Warwick Medical School academics Greg Moorlock and Heather Draper suggest that governments should consider utilising a social media platform akin to Facebook to solicit donations for patients in need of a transplant. Moorlock and Draper suggest that the controlled release of recipient information -- information that takes the recipient from being a “statistical individual” to an “identifiable person” -- could greatly increase the number of organs donated by living donors. The authors write:
One can appeal to people by providing facts, figures, and impartial generalized reports, but something that prompts a stronger and immediate emotional reaction may be more effective at motivating them to provide a solution...using ‘identifiable victims’ within a personalized approach to promoting donation may therefore be an effective way to increase living kidney donation.The authors do not outline a concrete model for their proposal, though they suggest that a government-run website with donor profiles and contact details would be appropriate.
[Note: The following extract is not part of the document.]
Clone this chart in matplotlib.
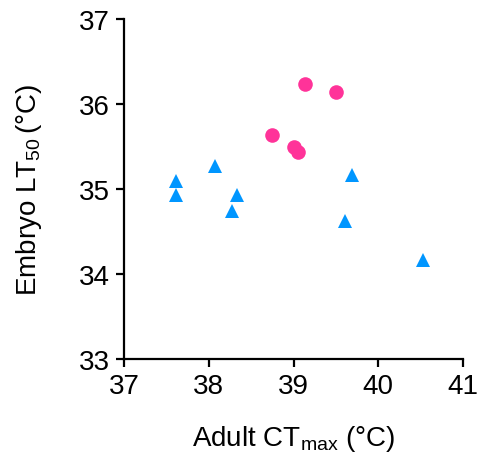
import matplotlib
matplotlib.use("Agg")
import matplotlib.pyplot as plt

plt.rcParams['font.family'] = ['Liberation Sans', 'DejaVu Sans']
plt.rcParams['mathtext.fontset'] = 'custom'
plt.rcParams['mathtext.rm'] = 'Liberation Sans'
plt.rcParams['mathtext.it'] = 'Liberation Sans'

# pink circles
circle_x = [38.75, 39.14, 39.50, 39.00, 39.05]
circle_y = [35.64, 36.24, 36.14, 35.50, 35.43]

# blue triangles
tri_x = [37.62, 37.61, 38.07, 38.33, 38.27, 39.69, 39.61, 40.53]
tri_y = [35.09, 34.93, 35.27, 34.93, 34.74, 35.16, 34.62, 34.16]

x_ticks = [37, 38, 39, 40, 41]
y_ticks = [33, 34, 35, 36, 37]

fig = plt.figure(figsize=(4.8, 4.56), dpi=100)
ax = fig.add_axes([0.258, 0.2105, 0.707, 0.7455])

ax.plot(tri_x, tri_y, '^', color='#0096FF', markersize=10.5, markeredgewidth=0, clip_on=False)
ax.plot(circle_x, circle_y, 'o', color='#FF3399', markersize=10.5, markeredgewidth=0, clip_on=False)

ax.set_xlim(37, 41)
ax.set_ylim(33, 37)
ax.set_xticks(x_ticks)
ax.set_yticks(y_ticks)
for s in ['top', 'right']:
    ax.spines[s].set_visible(False)
for s in ['left', 'bottom']:
    ax.spines[s].set_linewidth(1.6)
ax.tick_params(width=1.6, length=6, labelsize=20, pad=4)

ax.set_xlabel(r'$\mathrm{Adult\ CT_{max}\ (°C)}$', fontsize=20, labelpad=17)
ax.set_ylabel(r'$\mathrm{Embryo\ LT_{50}\,(°C)}$', fontsize=20, labelpad=25)

fig.savefig('out.png', dpi=100)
They caution against a range of pitfalls for a state-run donor-recipient matching service. The website could turn into a “beauty-contest”, and it could also be the unwitting catalyst for an underground organ market (by virtue of donors and recipients covertly exchanging money for organs). Yet the authors suggest that the potential for such a service means that it is at least deserving of further research:
Further research exploring responses to social media organ donation campaigns, as well as motivations behind Publically Solicited Donation (PSD), more generally would be extremely helpful for establishing how our suggested approach could be best used...if implemented correctly, [this approach] could increase rates of living kidney donation without significantly undermining the justice of kidney allocation.